Channeling the Village People, “USMCA” (the US Mexico Canada Agreement) will replace the North American Free Trade Agreement (NAFTA) which entered into force in 1994. Business groups, especially in Canada, will breathe a sigh of relief. Despite tweaks here and there, USMCA is unlikely to disturb unduly the extensive integration between the three amigos in North America, except perhaps in terms of the motor vehicle industry where the changes are a little more extensive. Mostly though some of the world’s most competitive supply and value chains will continue as before and that is a good thing for industry, workers and consumers in that part of the world.
The deal does have some implications for New Zealand interests though:
- US dairy farmers will gain some additional access to the Canadian market, not a great deal more than under the former TPP and certainly not enough to bring down Canada’s extensive supply management for dairy
- Canada will phase out its “special milk class 7” scheme under which Canada was able to supply subsidised milk powder to global markets – that will be welcomed by New Zealand exporters
- Canada will rein in British Columbia’s scheme to allow sales of BC wine in supermarkets, while imported wines were relegated to specialty stores – this was a WTO dispute in the making and will assist NZ exporters. It remains to be seen whether Canadian restrictions on the distribution of wine in other provinces will be reformed
- The operation of controversial investor-state dispute settlement (ISDS) will no longer apply between the United States and Canada (but will continue between the United States and Mexico)
- The US has extended the intellectual property provisions of the former TPP which were stripped out of CPTPP.
The latter two elements make it both easier and harder to negotiate a future FTA between the US and New Zealand. While the elimination of ISDS will be welcomed by the NZ Government, intellectual property remains a real sticking point.

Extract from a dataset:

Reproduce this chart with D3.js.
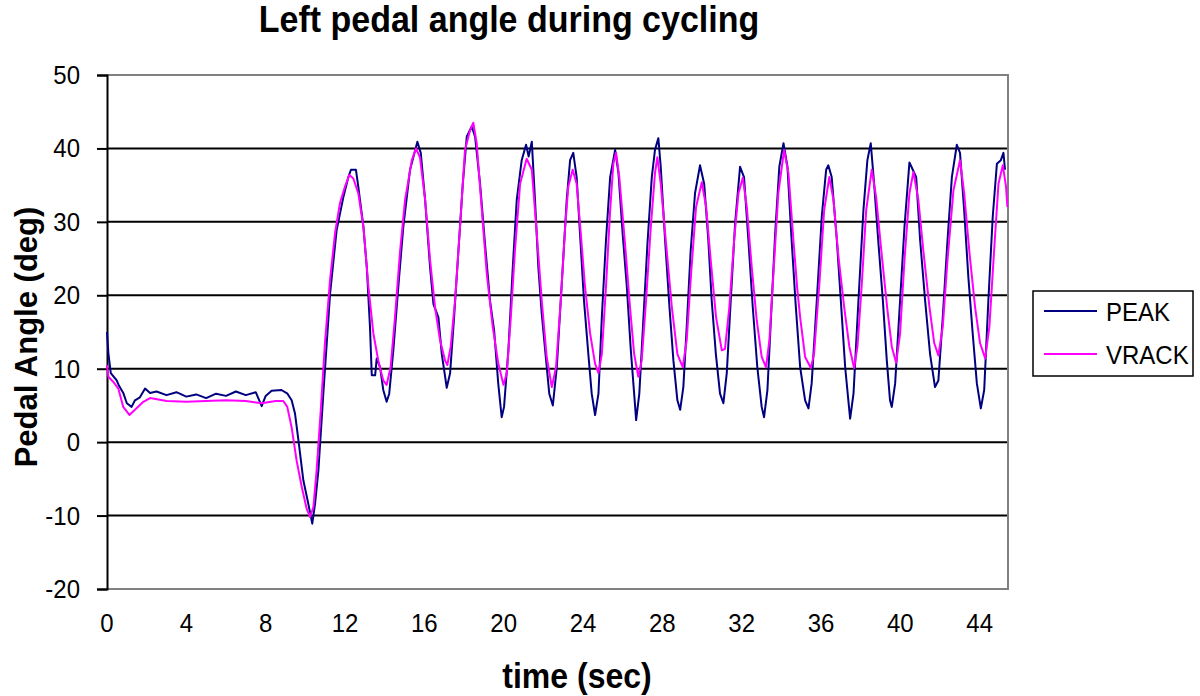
<!DOCTYPE html>
<html>
<head>
<meta charset="utf-8">
<script src="https://cdn.jsdelivr.net/npm/d3@7"></script>
<style>
  html, body { margin: 0; padding: 0; background: #fff; }
  svg { display: block; }
  text { font-family: "Liberation Sans", Arial, Helvetica, sans-serif; fill: #000; }
</style>
</head>
<body>
<svg id="chart" width="1200" height="696"></svg>
<script>
// ---------- data ----------
const chartTitle = "Left pedal angle during cycling";
const xTitle = "time (sec)";
const yTitle = "Pedal Angle (deg)";
const seriesNames = ["PEAK", "VRACK"];
const xTickValues = [0, 4, 8, 12, 16, 20, 24, 28, 32, 36, 40, 44];
const yTickValues = [-20, -10, 0, 10, 20, 30, 40, 50];

const peakTime = [0, 0.07, 0.19, 0.49, 0.6, 0.82, 1.0, 1.24, 1.41, 1.66, 1.92, 2.17, 2.5, 3.0, 3.5, 4.0, 4.5, 5.0, 5.5, 6.0, 6.5, 7.0, 7.5, 7.8, 8.0, 8.3, 8.8, 9.1, 9.31, 9.48, 9.65, 9.9, 10.15, 10.35, 10.49, 10.66, 10.91, 11.25, 11.58, 11.92, 12.17,
  12.3, 12.55, 12.67, 12.93, 13.1, 13.26, 13.35, 13.52, 13.6, 13.77, 13.93, 14.1, 14.23, 14.44, 14.69, 14.94, 15.28, 15.65, 15.82, 16.04, 16.29, 16.46, 16.71, 16.88, 17.05, 17.13, 17.3, 17.5, 17.72, 17.94, 18.14, 18.39, 18.56, 18.81, 19.06, 19.31, 19.52, 19.73, 19.9, 20.02, 20.24, 20.46, 20.66, 20.91, 21.13, 21.26, 21.42, 21.58, 21.75, 21.92, 22.09, 22.3, 22.48, 22.68, 22.93, 23.18,
  23.35, 23.51, 23.68, 23.85, 24.05, 24.27, 24.44, 24.61, 24.78, 24.95, 25.16, 25.37, 25.62, 25.79, 26.0, 26.21, 26.41, 26.58, 26.68, 26.84, 27.05, 27.25, 27.47, 27.63, 27.8, 27.92, 28.14, 28.36, 28.56, 28.76, 28.9, 29.06, 29.23, 29.43, 29.65, 29.9, 30.11, 30.32, 30.49, 30.7, 30.91, 31.08, 31.25, 31.45, 31.67, 31.92, 32.12, 32.34, 32.56, 32.79, 33.01, 33.13, 33.3, 33.48, 33.69, 33.9, 34.11, 34.31, 34.5, 34.72, 34.95, 35.2, 35.37, 35.53, 35.79, 36.04, 36.26, 36.37, 36.54, 36.8, 37.0, 37.22, 37.38, 37.47, 37.64, 37.89, 38.14, 38.34, 38.51, 38.68, 38.9, 39.12, 39.32, 39.48, 39.57, 39.74, 39.99, 40.21, 40.46, 40.63, 40.8, 41.0, 41.25, 41.5, 41.75, 41.92, 42.14, 42.38, 42.6, 42.85, 43.01, 43.22, 43.43, 43.65, 43.86, 44.06, 44.23, 44.44, 44.66, 44.87, 45.07, 45.2, 45.28];
const peakAngle = [15.0, 12.1, 9.4, 8.4, 7.7, 6.7, 5.3, 4.8, 5.7, 6.1, 7.3, 6.7, 6.9, 6.4, 6.8, 6.2, 6.5, 6.0, 6.6, 6.3, 6.9, 6.4, 6.8, 4.9, 6.3, 7.0, 7.1, 6.6, 5.7, 3.9, 0.3, -5.2, -8.4, -11.1, -8.4, -3.8, 6.7, 20.3, 28.9, 33.4, 36.1,
  37.1, 37.1, 34.8, 29.3, 23.8, 15.7, 9.1, 9.1, 11.4, 10.2, 7.1, 5.5, 6.6, 12.6, 21.2, 29.3, 37.1, 40.9, 39.4, 33.0, 23.8, 18.8, 17.0, 12.0, 8.9, 7.4, 9.4, 17.0, 26.1, 35.2, 41.6, 43.0, 41.6, 35.2, 27.0, 19.3, 15.2, 7.9, 3.4, 4.8, 12.6, 23.8, 33.0, 38.4, 40.5, 38.9, 40.9, 33.0, 23.8, 17.5, 12.6, 6.6, 5.0, 10.2, 21.6, 33.0,
  38.4, 39.4, 36.1, 28.4, 19.3, 12.0, 6.6, 3.7, 6.6, 17.0, 27.5, 36.1, 39.8, 36.6, 28.4, 21.2, 12.6, 6.6, 3.0, 6.6, 17.0, 27.0, 36.1, 39.8, 41.4, 37.5, 27.5, 18.4, 11.1, 5.7, 4.4, 7.5, 15.7, 26.1, 33.9, 37.7, 35.2, 27.5, 19.3, 12.0, 6.6, 5.3, 9.4, 19.3, 29.8, 37.5, 36.1, 27.5, 18.4, 10.2, 4.8, 3.4, 7.1, 17.0, 28.4, 37.5, 40.7, 37.5, 28.4, 18.9, 10.2, 5.7, 4.6, 8.0, 19.3, 30.7, 37.1, 37.7, 36.1, 27.5, 19.3, 10.2, 5.7, 3.2, 6.6, 19.3, 31.6, 38.4, 40.7, 35.2, 27.0, 19.3, 11.1, 5.7, 4.8, 8.0, 19.3, 29.3, 38.1, 37.1, 36.1, 27.5, 19.3, 12.0, 7.5, 8.4, 17.0, 27.5, 36.1, 40.5, 39.4, 31.6, 22.5, 14.8, 8.0, 4.6, 7.1, 19.3, 30.7, 37.9, 38.4, 39.4, 37.1];

const vrackTime = [0, 0.07, 0.32, 0.57, 0.82, 1.13, 1.41, 1.83, 2.17, 3.01, 4.0, 5.0, 6.0, 7.0, 7.8, 8.5, 8.89, 9.09, 9.31, 9.56, 9.82, 10.07, 10.24, 10.41, 10.57, 10.78, 10.99, 11.25, 11.5, 11.75, 12.0, 12.22,
  12.42, 12.67, 12.93, 13.18, 13.43, 13.68, 13.93, 14.1, 14.3, 14.52, 14.78, 15.03, 15.37, 15.58, 15.78, 16.04, 16.29, 16.54, 16.79, 17.05, 17.16, 17.33, 17.55, 17.8, 18.05, 18.3, 18.47, 18.64, 18.9, 19.15, 19.45, 19.73, 19.99, 20.16, 20.36, 20.57, 20.83, 21.16, 21.42, 21.67, 21.92, 22.17, 22.43, 22.64, 22.88, 23.1,
  23.26, 23.48, 23.68, 23.89, 24.1, 24.36, 24.61, 24.78, 24.95, 25.16, 25.37, 25.53, 25.67, 25.83, 26.12, 26.37, 26.58, 26.79, 26.96, 27.18, 27.42, 27.63, 27.75, 27.92, 28.19, 28.48, 28.76, 29.03, 29.23, 29.45, 29.7, 29.99, 30.21, 30.44, 30.71, 31.0, 31.16, 31.38, 31.62, 31.84, 32.06, 32.26, 32.51, 32.76, 33.01, 33.23, 33.4, 33.6, 33.85, 34.14, 34.36, 34.61, 34.8, 34.95, 35.2, 35.49, 35.65, 35.92, 36.16, 36.42, 36.63, 36.88, 37.17, 37.43, 37.67, 37.84, 38.06, 38.28, 38.56, 38.78, 39.07, 39.35, 39.57, 39.79, 39.99, 40.21, 40.46, 40.66, 40.91, 41.16, 41.47, 41.71, 41.92, 42.14, 42.38, 42.68, 43.01, 43.22, 43.49, 43.77, 44.02, 44.28, 44.49, 44.73, 44.95, 45.17, 45.33, 45.4];
const vrackAngle = [10.5, 8.9, 8.2, 7.3, 4.8, 3.7, 4.4, 5.5, 6.0, 5.6, 5.5, 5.6, 5.7, 5.6, 5.3, 5.6, 5.6, 4.8, 2.0, -2.5, -6.1, -9.1, -10.2, -8.8, -3.8, 4.4, 13.5, 22.2, 28.5, 32.6, 34.8, 36.4,
  35.9, 33.9, 29.3, 21.2, 14.8, 11.1, 8.4, 7.8, 10.2, 17.0, 26.1, 33.0, 38.4, 40.0, 38.8, 33.0, 24.8, 18.4, 13.9, 11.1, 10.5, 13.0, 19.3, 29.3, 39.8, 42.4, 43.5, 40.7, 31.6, 22.9, 15.7, 10.7, 7.8, 9.4, 17.0, 26.1, 35.2, 38.6, 37.1, 28.4, 19.3, 11.6, 7.5, 10.2, 19.3, 29.3,
  34.8, 37.1, 35.2, 28.4, 21.2, 14.8, 10.7, 9.4, 12.0, 21.2, 31.6, 37.9, 39.4, 36.1, 27.0, 18.4, 12.0, 8.9, 11.1, 19.3, 29.3, 36.6, 38.8, 35.2, 27.0, 18.4, 12.0, 10.2, 13.9, 22.9, 32.0, 35.4, 32.0, 24.8, 17.0, 12.5, 12.7, 18.4, 27.5, 33.9, 36.0, 32.0, 23.8, 16.6, 11.6, 10.2, 13.9, 22.9, 33.9, 39.8, 36.6, 27.5, 21.0, 17.0, 11.6, 10.1, 12.0, 21.6, 31.6, 36.1, 33.0, 25.3, 18.4, 13.0, 10.1, 13.0, 21.6, 31.6, 37.1, 33.4, 25.3, 18.0, 13.0, 10.8, 14.8, 24.8, 33.9, 36.8, 33.0, 26.1, 18.4, 13.5, 11.8, 15.7, 24.8, 34.3, 38.4, 33.9, 25.7, 18.4, 13.5, 11.4, 15.7, 26.1, 35.2, 37.7, 34.8, 32.0];

const seriesColors = ["#000080", "#FF00FF"];

// ---------- layout ----------
const svg = d3.select("#chart");
const W = 1200, H = 696;
const plot = { left: 107, right: 1008, top: 75, bottom: 589 };
const vStretch = 1.09;

const x = d3.scaleLinear().domain([0, 45.43]).range([plot.left, plot.right]);
const y = d3.scaleLinear().domain([-20, 50]).range([plot.bottom, plot.top]);

svg.append("rect").attr("width", W).attr("height", H).attr("fill", "#fff");

function label(sel, tx, ty, txt, opts) {
  const t = sel.append("text")
    .attr("transform", `translate(${tx},${ty}) scale(1,${vStretch})`)
    .attr("text-anchor", opts.anchor || "middle")
    .style("font-size", opts.size + "px")
    .style("font-weight", opts.bold ? "bold" : "normal")
    .text(txt);
  return t;
}

// gridlines
svg.append("g").selectAll("line")
  .data(yTickValues.filter(v => v > -20 && v < 50))
  .join("line")
  .attr("x1", plot.left).attr("x2", plot.right)
  .attr("y1", d => y(d)).attr("y2", d => y(d))
  .attr("stroke", "#000").attr("stroke-width", 2);

// plot border (gray) top/right/bottom
svg.append("path")
  .attr("d", `M${plot.left},${plot.top}H${plot.right}V${plot.bottom}H${plot.left}`)
  .attr("fill", "none").attr("stroke", "#808080").attr("stroke-width", 2);

// y axis
const yAxis = d3.axisLeft(y).tickValues(yTickValues).tickSize(10).tickFormat("");
const yg = svg.append("g").attr("transform", `translate(${plot.left},0)`).call(yAxis);
yg.select(".domain").attr("stroke", "#000").attr("stroke-width", 2);
yg.selectAll(".tick line").attr("stroke", "#000").attr("stroke-width", 2);

// y tick labels
yTickValues.forEach(v => label(svg, 80, y(v) + 9, String(v), { size: 24, anchor: "end" }));
// x tick labels
xTickValues.forEach(v => label(svg, x(v), 632, String(v), { size: 24, anchor: "middle" }));

// series lines
const line = d3.line().x(d => x(d[0])).y(d => y(d[1]));
const peakData = d3.zip(peakTime, peakAngle);
const vrackData = d3.zip(vrackTime, vrackAngle);
svg.append("path").datum(peakData).attr("d", line)
  .attr("fill", "none").attr("stroke", seriesColors[0]).attr("stroke-width", 2).attr("stroke-linejoin", "round");
svg.append("path").datum(vrackData).attr("d", line)
  .attr("fill", "none").attr("stroke", seriesColors[1]).attr("stroke-width", 2).attr("stroke-linejoin", "round");

// titles
label(svg, 509, 32, chartTitle, { size: 34, bold: true });
label(svg, 577, 688, xTitle, { size: 32, bold: true });
svg.append("text")
  .attr("transform", `translate(37,337) rotate(-90)`)
  .attr("text-anchor", "middle")
  .style("font-size", "31px").style("font-weight", "bold")
  .text(yTitle);

// legend
const lg = svg.append("g");
lg.append("rect").attr("x", 1033).attr("y", 291).attr("width", 160).attr("height", 85)
  .attr("fill", "#fff").attr("stroke", "#000").attr("stroke-width", 1.5);
const legendY = [311, 354];
seriesNames.forEach((name, i) => {
  lg.append("line").attr("x1", 1044).attr("x2", 1097).attr("y1", legendY[i]).attr("y2", legendY[i])
    .attr("stroke", seriesColors[i]).attr("stroke-width", 2);
  label(lg, 1106, legendY[i] + 10, name, { size: 24, anchor: "start" });
});
</script>
</body>
</html>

One other provision is potentially hu-uge. The USMCA parties have agreed to consult and potentially withdraw commitments if one of them negotiates an FTA with a non-market economy (read: China). This is unusual for an FTA and calls into question future Canadian and Mexican support for the Free Trade Area of the Asia Pacific (FTAPP) which has been on APEC’s agenda for over a decade.
Revolutions in international trade seldom happen overnight. The devil is in the detail and the effects accumulate over time. It will doubtless prove so with USMCA but that it got done at all in the current trade climate is probably something to raise a royal eyebrow.